Many commercial Al-Si foundry alloys contain silicon of near-eutectic composition for good castability. Cu, Mg and Fe are common alloying elements found in Al-Si alloys. The Al-Si eutectic phase represents the major part of the alloy’s volume and differences in eutectic nucleation and growth mechanisms significantly influence the formation of casting defects and their distribution.
The purpose of this research work is to investigate the influence of alloying elements (Cu, Mg, Ni and Fe) on eutectic nucleation, grain morphology and final microstructure. Thermal analysis, quenching and in-situ X-ray tomography experiments were performed with commercial purity Al-10Si alloy with increasing additions of Cu, Mg, Ni and Fe in unmodified and Sr-modified conditions.

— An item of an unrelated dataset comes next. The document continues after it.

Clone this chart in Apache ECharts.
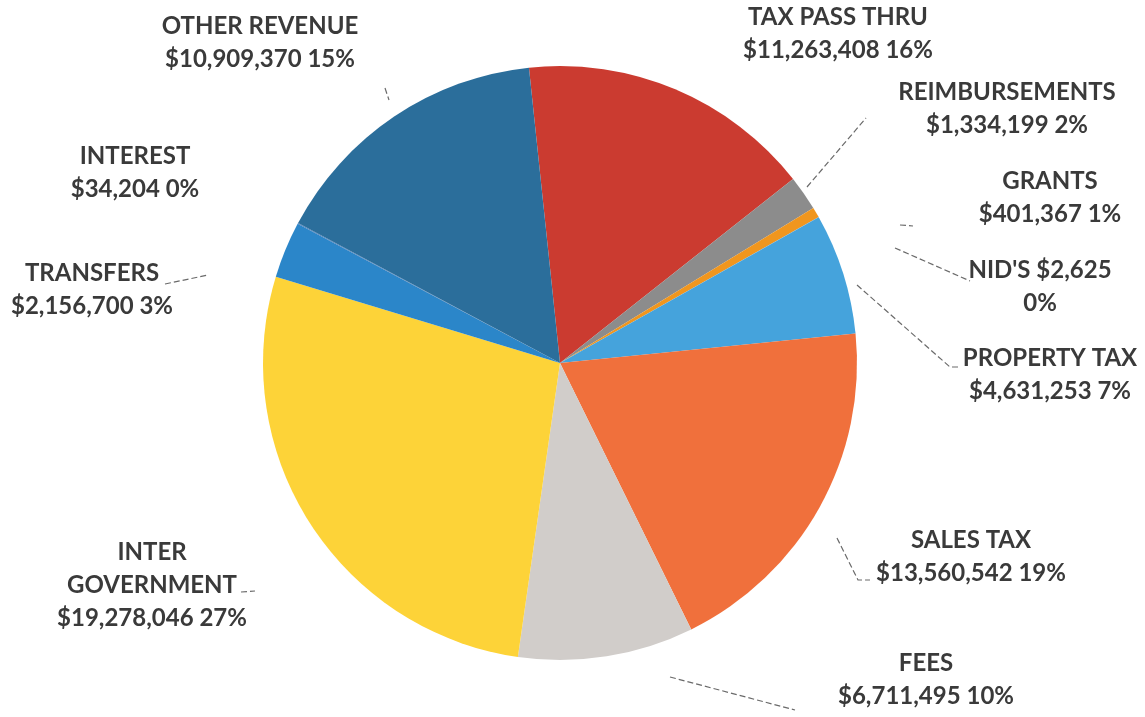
<!DOCTYPE html>
<html>
<head>
<meta charset="utf-8">
<script src="https://cdn.jsdelivr.net/npm/echarts@6/dist/echarts.min.js"></script>
<style>
  html, body { margin: 0; padding: 0; background: #ffffff; }
  #chart { width: 1145px; height: 717px; }
</style>
</head>
<body>
<div id="chart"></div>
<script>
// Revenue sources, in clockwise order from the top of the pie
const categories = ['TAX PASS THRU', 'REIMBURSEMENTS', 'GRANTS', "NID'S", 'PROPERTY TAX',
  'SALES TAX', 'FEES', 'INTER GOVERNMENT', 'TRANSFERS', 'INTEREST', 'OTHER REVENUE'];
const amounts = [11263408, 1334199, 401367, 2625, 4631253,
  13560542, 6711495, 19278046, 2156700, 34204, 10909370];

const sliceColors = ['#CB3B30', '#8C8C8C', '#F0961E', '#5B9BD5', '#45A3DC',
  '#F0703C', '#D1CDCA', '#FDD338', '#2B86C9', '#4A7EBB', '#2B6E9B'];

// Label anchor (centre of text block) for each source
const labelPos = {
  'TAX PASS THRU': [838, 34],
  'REIMBURSEMENTS': [1007, 109],
  'GRANTS': [1050, 198],
  "NID'S": [1040, 287],
  'PROPERTY TAX': [1050, 375],
  'SALES TAX': [971, 557],
  'FEES': [926, 680],
  'INTER GOVERNMENT': [152, 585],
  'TRANSFERS': [92, 290],
  'INTEREST': [135, 173],
  'OTHER REVENUE': [260, 43]
};
// Leader lines from slice to label
const leaderPts = {
  'REIMBURSEMENTS': [[807, 187], [866, 118]],
  'GRANTS': [[900, 225], [913, 226]],
  "NID'S": [[895, 248], [970, 281]],
  'PROPERTY TAX': [[857, 285], [950, 367], [960, 367]],
  'SALES TAX': [[837, 538], [858, 580], [870, 580]],
  'FEES': [[670, 677], [795, 710]],
  'INTER GOVERNMENT': [[241, 592], [255, 591]],
  'TRANSFERS': [[165, 284], [208, 275]],
  'OTHER REVENUE': [[385, 88], [389, 100]]
};

const fmtMoney = v => '$' + v.toLocaleString('en-US');

const chart = echarts.init(document.getElementById('chart'), null, { renderer: 'canvas' });

const data = categories.map((name, i) => ({
  name: name,
  value: amounts[i],
  itemStyle: { color: sliceColors[i] },
  labelLine: { show: !!leaderPts[name] }
}));

chart.setOption({
  animation: false,
  backgroundColor: '#ffffff',
  series: [{
    type: 'pie',
    center: [560, 363],
    radius: 297,
    startAngle: 96,
    clockwise: true,
    percentPrecision: 0,
    avoidLabelOverlap: false,
    itemStyle: { borderWidth: 0 },
    data: data,
    label: {
      show: true,
      position: 'outside',
      fontFamily: 'Lato',
      fontWeight: 'bold',
      fontSize: 24,
      lineHeight: 33,
      color: '#3a3a3a',
      align: 'center',
      formatter: p => {
        const money = fmtMoney(p.value);
        const pct = p.percent + '%';
        if (p.name === "NID'S") return p.name + ' ' + money + '\n' + pct;
        const name = p.name === 'INTER GOVERNMENT' ? 'INTER\nGOVERNMENT' : p.name;
        return name + '\n' + money + ' ' + pct;
      }
    },
    labelLine: {
      show: true,
      lineStyle: { color: '#6a6a6a', width: 1.2, type: [6, 3] }
    },
    labelLayout: params => {
      const name = categories[params.dataIndex];
      const pos = labelPos[name];
      const out = { x: pos[0], y: pos[1], align: 'center', verticalAlign: 'middle' };
      if (leaderPts[name]) out.labelLinePoints = leaderPts[name];
      return out;
    }
  }]
});
</script>
</body>
</html>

In the context of the present work the ternary alloying elements when added to the Al-Si alloy in sufficient quantity, formed intermetallics by reacting with either Al or Si or both. It was identified that in cases where an intermetallic nucleated prior to the onset of the Al-Si eutectic reaction, the eutectic nucleation frequency was affected by changes to either the available nuclei population or the silicon concentration. The nucleation mechanism of these intermetallics was studied in order to understand their influence on Al-Si eutectic nucleation and growth.
In cases where the intermetallic nucleated after the Al-Si eutectic, segregation of the ternary solutes in front of the Al-Si eutectic interface changed the nucleation and macroscopic growth dynamics considerably. At low solute additions, the interface remained stable with slight destabilisation occurring in the final stages of eutectic solidification and near-spherical eutectic grains were observed. As the solute concentration increased destabilisation of the eutectic interface occurred earlier during solidification. As the solute concentration increased further the grain shape became more complex with the appearance of primary and secondary arms.
In addition, the present work identified that changes in nucleation and growth dynamics of Al-Si eutectic due to the presence of solute, influenced the eutectic silicon morphology considerably. In cases where the eutectic nucleation frequency was sufficiently reduced, a change in the eutectic morphology from flake-like to a mixture of flake-like and fibrous
morphologies was observed irrespective of the amount of Sr present in the alloy. When the eutectic nucleation frequency increased, a fibrous to flake-like transition within the eutectic grain was observed. A constitutional undercooling model was introduced in order to explain these changes in eutectic nucleation, interface stability and microstructure.